BOB SMITH OF COLORADO SPRINGS, Colo., took his second-grade son, Morgan, to a Cub Scout signup night in 2003. When he mentioned Morgan’s severe food allergies, a pack volunteer surprised him by saying Morgan couldn’t join Scouts because the pack didn’t have a way to keep him safe. Undeterred, Smith started his own den, and he and his wife, Nicole, began educating other pack families about food allergies.
Stephanie Marcinkowski became a den leader in Fox Chase, Pa., for much the same reason as Bob Smith. When her second son, William, who has food allergies, followed his older brother, Walter, into Cub Scouting, she got drafted as an assistant Tiger leader. (She recently stepped down as pack committee chair and now serves as pack trainer.)
How can your pack accommodate boys with severe food allergies? Scouting asked Marcinkowski and Bob and Nicole Smith for their advice.
Ask — Don’t Assume
Information is essential. While some parents are passionate advocates for their kids, others won’t mention food allergies unless you ask. “You almost have to pull it out of the parents at the pack level,” says Marcinkowski, who has sometimes heard about a Scout’s food allergies months after he joined.
One reason for parents’ reticence is that they don’t want their sons to be singled out. Another is that they may not realize that food is involved in den meetings. “They think, ‘Why would my child be eating anything at Cub Scouts? There’s no need for me to be concerned,’ ” Bob Smith says.
Part B of the Annual Health and Medical Record (No. 680-001) includes space to list allergies to food, medications, plants, and insect bites or stings, so it’s a good place to start gathering information. Scouts with severe allergies may also have a food allergy action plan that their parents can share with you; such plans are required under federal law for students whose allergies are serious enough to be considered disabilities. “That health care plan is very important to any family with food allergies because it lists the symptoms and whether or not the child should immediately receive an EpiPen or should just receive a Benadryl,” Nicole Smith says.
Once you have allergy information, you need to act on it. Marcinkowski recommends recruiting one parent to review forms, follow up with the families and share relevant details with den leaders. The ideal candidate would be someone with a health care background or an awareness of food allergies.
The easiest way to avoid problems with food allergies is to ban food from den meetings, which Bob Smith did. “It wasn’t something they needed, since the meetings were only about an hour long,” he says. “Plus, I’d get them really involved in other things than worrying about food.”

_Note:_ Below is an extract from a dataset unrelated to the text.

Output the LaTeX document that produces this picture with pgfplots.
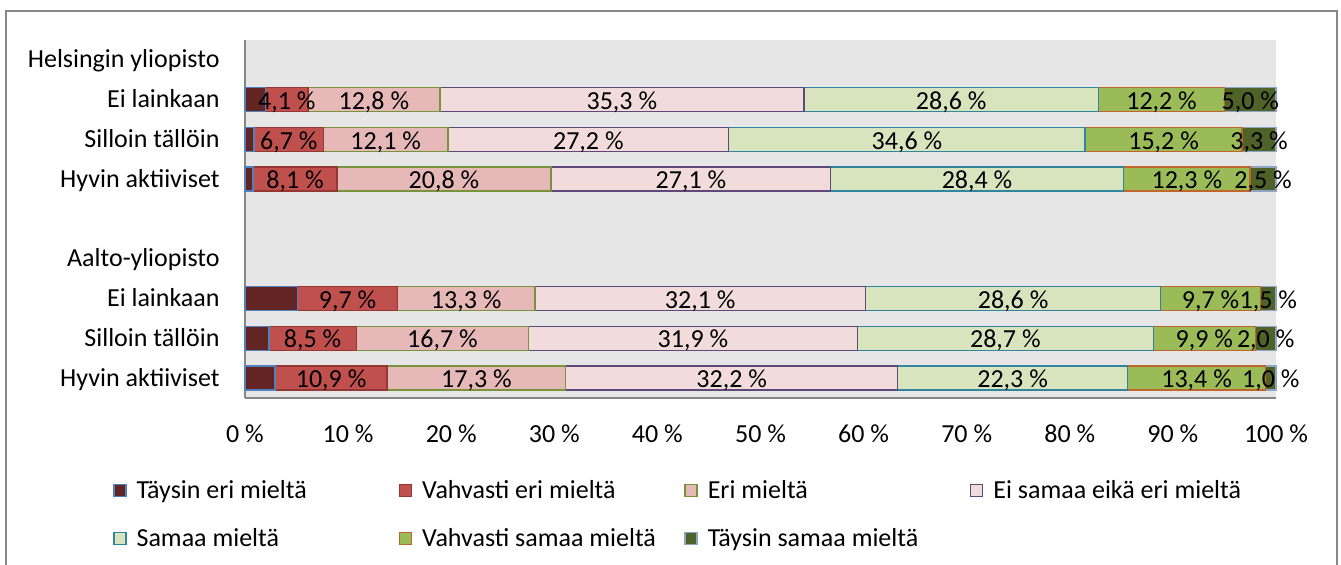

When you do have treats, you could establish a separate station for foods you know are safe or that have ingredient labels. That’s what Marcinkowski’s pack does. “Home-baked goods go in one area. Kids who have food allergies may choose not to eat those because they’re not sure how they were prepared,” she says.
On outings, you could let boys with allergies bring separate food or enforce strict rules on what foods can be brought. Sanitation and avoiding cross-contamination are important as well. If peanut butter and jelly sandwiches are on the menu, buy squeezable jelly bottles so no one has to dip a dirty knife into the jelly.
Keep in mind that food allergies aren’t limited to meal and snack times. For example, some dens make bird feeders by smearing peanut butter on pinecones, an activity that is not safe for a boy with severe peanut allergies. Fortunately, there are plenty of other crafts to choose from.
Let ‘No’ Mean No
Marcinkowski emphasizes that boys should never be pressured to eat something they want to avoid. “If the child says ‘no,’ that’s where it ends,” she says. “If you think maybe the child is just saying ‘no’ because he doesn’t feel like eating, find an adult leader who knows better or find that child’s parent.”
She remembers a time at William’s preschool when an adult tried to distribute chocolate milk at the milk-free table. The kids at the table kept resisting until a teacher had to intervene. “My son was better protected by his 4- and 5-year-old peers than he was by the adults,” she says. “It was a very powerful experience.”
Friends were also among Morgan Smith’s best advocates. “All the boys in his den were well-aware of Morgan’s food allergies,” Bob Smith says. “They were kind of protective of him at a certain level.”
That protection continued once Morgan became a Boy Scout. On hikes, for example, Scouts who had brought trail mix that contained peanuts would intentionally hike at the end of the line and alert Morgan to what they were eating. (Why not ban peanuts? “We weren’t advocates of saying you can’t bring nuts,” Bob Smith says. “We were advocates of education.”)
Better as They Age
Morgan’s experience also demonstrates that dealing with allergies can be easier at the Boy Scout level since older boys are better able to advocate for themselves. Even before he moved into Boy Scouting, Morgan taught his new leaders about food allergies and taught them how to use an EpiPen. Now an Eagle Scout, he has presented at food-allergy conferences and helped other Scouts learn to manage their allergies in Scouting.